(begin)

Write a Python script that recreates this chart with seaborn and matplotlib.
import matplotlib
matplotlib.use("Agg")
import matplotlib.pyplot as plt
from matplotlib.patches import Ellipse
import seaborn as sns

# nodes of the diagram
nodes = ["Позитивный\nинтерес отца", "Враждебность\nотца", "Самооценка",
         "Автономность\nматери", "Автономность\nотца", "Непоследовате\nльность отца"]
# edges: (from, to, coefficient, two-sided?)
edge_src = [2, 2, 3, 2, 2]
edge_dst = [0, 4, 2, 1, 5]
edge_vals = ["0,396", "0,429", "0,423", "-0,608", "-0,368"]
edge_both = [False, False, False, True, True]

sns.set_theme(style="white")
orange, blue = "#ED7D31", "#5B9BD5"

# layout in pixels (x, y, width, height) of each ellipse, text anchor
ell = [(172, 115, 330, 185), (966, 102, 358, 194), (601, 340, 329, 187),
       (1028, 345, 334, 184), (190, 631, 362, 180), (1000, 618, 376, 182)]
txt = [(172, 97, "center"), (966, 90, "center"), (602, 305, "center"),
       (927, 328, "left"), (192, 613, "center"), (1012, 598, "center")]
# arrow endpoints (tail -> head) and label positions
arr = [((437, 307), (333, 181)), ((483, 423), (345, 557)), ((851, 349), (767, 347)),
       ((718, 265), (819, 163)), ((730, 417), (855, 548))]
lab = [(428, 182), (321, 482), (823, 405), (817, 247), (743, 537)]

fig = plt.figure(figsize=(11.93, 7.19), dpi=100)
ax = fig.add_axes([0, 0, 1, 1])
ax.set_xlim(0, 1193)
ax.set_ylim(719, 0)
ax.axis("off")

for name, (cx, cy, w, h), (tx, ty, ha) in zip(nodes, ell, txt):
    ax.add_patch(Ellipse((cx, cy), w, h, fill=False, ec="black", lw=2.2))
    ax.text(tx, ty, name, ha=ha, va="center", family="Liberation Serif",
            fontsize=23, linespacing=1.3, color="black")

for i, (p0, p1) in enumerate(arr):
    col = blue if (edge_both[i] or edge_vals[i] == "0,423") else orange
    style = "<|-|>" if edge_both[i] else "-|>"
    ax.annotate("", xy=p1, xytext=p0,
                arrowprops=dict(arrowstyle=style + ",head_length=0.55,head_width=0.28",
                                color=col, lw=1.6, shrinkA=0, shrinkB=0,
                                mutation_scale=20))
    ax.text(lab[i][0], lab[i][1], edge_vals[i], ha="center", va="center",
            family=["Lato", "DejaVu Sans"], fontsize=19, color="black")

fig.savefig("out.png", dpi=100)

(end)

[Job]
All of the data needs to be printed once more, exactly.

[Answer for this exercise]
Write a Python script that recreates this chart with seaborn and matplotlib.
import matplotlib
matplotlib.use("Agg")
import matplotlib.pyplot as plt
from matplotlib.patches import Ellipse
import seaborn as sns

# nodes of the diagram
nodes = ["Позитивный\nинтерес отца", "Враждебность\nотца", "Самооценка",
         "Автономность\nматери", "Автономность\nотца", "Непоследовате\nльность отца"]
# edges: (from, to, coefficient, two-sided?)
edge_src = [2, 2, 3, 2, 2]
edge_dst = [0, 4, 2, 1, 5]
edge_vals = ["0,396", "0,429", "0,423", "-0,608", "-0,368"]
edge_both = [False, False, False, True, True]

sns.set_theme(style="white")
orange, blue = "#ED7D31", "#5B9BD5"

# layout in pixels (x, y, width, height) of each ellipse, text anchor
ell = [(172, 115, 330, 185), (966, 102, 358, 194), (601, 340, 329, 187),
       (1028, 345, 334, 184), (190, 631, 362, 180), (1000, 618, 376, 182)]
txt = [(172, 97, "center"), (966, 90, "center"), (602, 305, "center"),
       (927, 328, "left"), (192, 613, "center"), (1012, 598, "center")]
# arrow endpoints (tail -> head) and label positions
arr = [((437, 307), (333, 181)), ((483, 423), (345, 557)), ((851, 349), (767, 347)),
       ((718, 265), (819, 163)), ((730, 417), (855, 548))]
lab = [(428, 182), (321, 482), (823, 405), (817, 247), (743, 537)]

fig = plt.figure(figsize=(11.93, 7.19), dpi=100)
ax = fig.add_axes([0, 0, 1, 1])
ax.set_xlim(0, 1193)
ax.set_ylim(719, 0)
ax.axis("off")

for name, (cx, cy, w, h), (tx, ty, ha) in zip(nodes, ell, txt):
    ax.add_patch(Ellipse((cx, cy), w, h, fill=False, ec="black", lw=2.2))
    ax.text(tx, ty, name, ha=ha, va="center", family="Liberation Serif",
            fontsize=23, linespacing=1.3, color="black")

for i, (p0, p1) in enumerate(arr):
    col = blue if (edge_both[i] or edge_vals[i] == "0,423") else orange
    style = "<|-|>" if edge_both[i] else "-|>"
    ax.annotate("", xy=p1, xytext=p0,
                arrowprops=dict(arrowstyle=style + ",head_length=0.55,head_width=0.28",
                                color=col, lw=1.6, shrinkA=0, shrinkB=0,
                                mutation_scale=20))
    ax.text(lab[i][0], lab[i][1], edge_vals[i], ha="center", va="center",
            family=["Lato", "DejaVu Sans"], fontsize=19, color="black")

fig.savefig("out.png", dpi=100)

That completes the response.